The Gates of Thanksgiving
Enter his gates with thanksgiving and his courts with praise. This is a picture from the Jerusalem temple, but it is also a picture of prayer. The gates are the entry point. You do not arrive in the presence of God and then look for something to be thankful for. Thanksgiving is what you bring to get through the door.
That reframes the whole practice of prayer. You begin with thanksgiving -- not as a ritual warm-up, but as an orientation. You are re-remembering who God is and what He has done before you ask for anything. You are walking through the gate of gratitude into the courts of His presence.

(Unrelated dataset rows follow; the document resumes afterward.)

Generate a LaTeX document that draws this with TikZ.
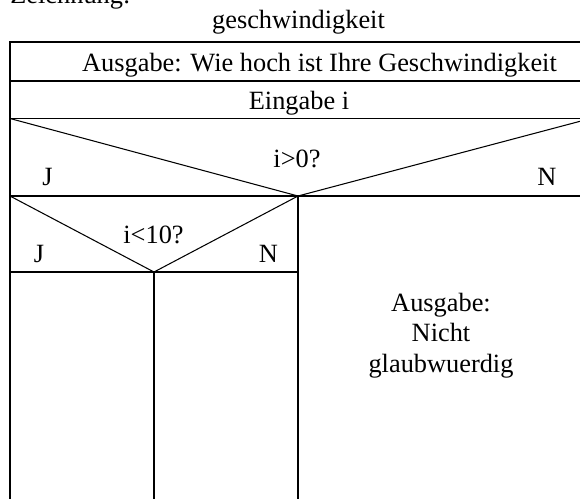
\documentclass[tikz,border=0pt]{standalone}
\usepackage{fontspec}
\setmainfont{Liberation Serif}
\usetikzlibrary{positioning}
\tikzset{
  struk/.style={line width=0.6pt,black},
  lbl/.style={inner sep=0pt,anchor=base,font=\fontsize{15}{17}\selectfont},
  multilbl/.style={inner sep=0pt,align=center,font=\fontsize{15}{17.2}\selectfont}
}

\begin{document}
\begin{tikzpicture}[
  x=0.02cm,
  y=-0.02cm
]

\clip (0,0) rectangle (580,498);
\fill[white] (0,0) rectangle (580,498);

% title (cut off at top)
\node[lbl,anchor=base west] (head) at (10,3) {Zeichnung:};
\node[lbl] (title) at (298.5,28) {geschwindigkeit};

% outer frame and rows
\draw[struk] (10,512) -- (10,42) -- (600,42) -- (600,512);
\draw[struk] (10,81) -- (600,81);
\draw[struk] (10,118.5) -- (600,118.5);
\draw[struk] (10,196) -- (600,196);

\node[lbl] (ausgabe) at (319.5,71.5) {Ausgabe: Wie hoch ist Ihre Geschwindigkeit};
\node[lbl] (eingabe) at (299,109) {Eingabe i};

% decision i>0
\draw[struk] (10,118.5) -- (298,196) -- (600,116);
\node[lbl] (cond1) at (297,167) {i>0?};
\node[lbl] (yes1) at (47.5,185) {J};
\node[lbl] (no1) at (547,185) {N};

% decision i<10
\draw[struk] (298,196) -- (298,512);
\draw[struk] (10,196) -- (154,272) -- (298,196);
\draw[struk] (10,272) -- (298,272);
\draw[struk] (154,272) -- (154,512);
\node[lbl] (cond2) at (153.5,243) {i<10?};
\node[lbl] (yes2) at (39,262) {J};
\node[lbl] (no2) at (268.5,262) {N};

% no branch
\node[multilbl,anchor=base] (nicht) at (441,372)
  {Ausgabe:\\Nicht\\glaubwuerdig};

\end{tikzpicture}
\end{document}
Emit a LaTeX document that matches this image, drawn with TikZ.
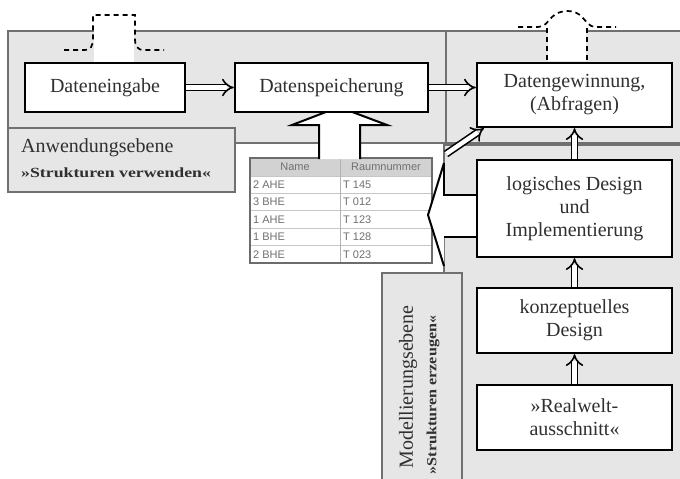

It is also, practically, one of the most reliable ways out of anxiety and despair. Not because it is a trick or a coping mechanism, but because it re-anchors you in what is true when your feelings are insisting otherwise. The Lord is good. His love endures. His faithfulness stretches through all the generations before you and all the generations after. That is still true today, whatever today looks like.
Worship as Belonging
Buried in the middle of this short Psalm is a line that is easy to rush past. We are his people, the sheep of his pasture. The shouting is possible because of the belonging. You can come before Him with noise because you are not a stranger at the gate -- you are family. A sheep in His field, known by the Shepherd who tends it.
The noise of joy is the noise of belonging. Of being home. Of knowing exactly whose you are and letting that knowledge become loud.
Make Some Noise Today
Read Psalm 100 out loud. The whole thing. Don't read it quietly -- actually give it some volume. Then before you pray today, spend two minutes listing specific things you are grateful for, out loud if you can. Not generic things -- specific ones. This week. This month. Small things and large ones. Enter His gates with that list as your thanksgiving, and let it carry you into whatever you need to pray for. Today is a day for noise, not quiet. He can handle it.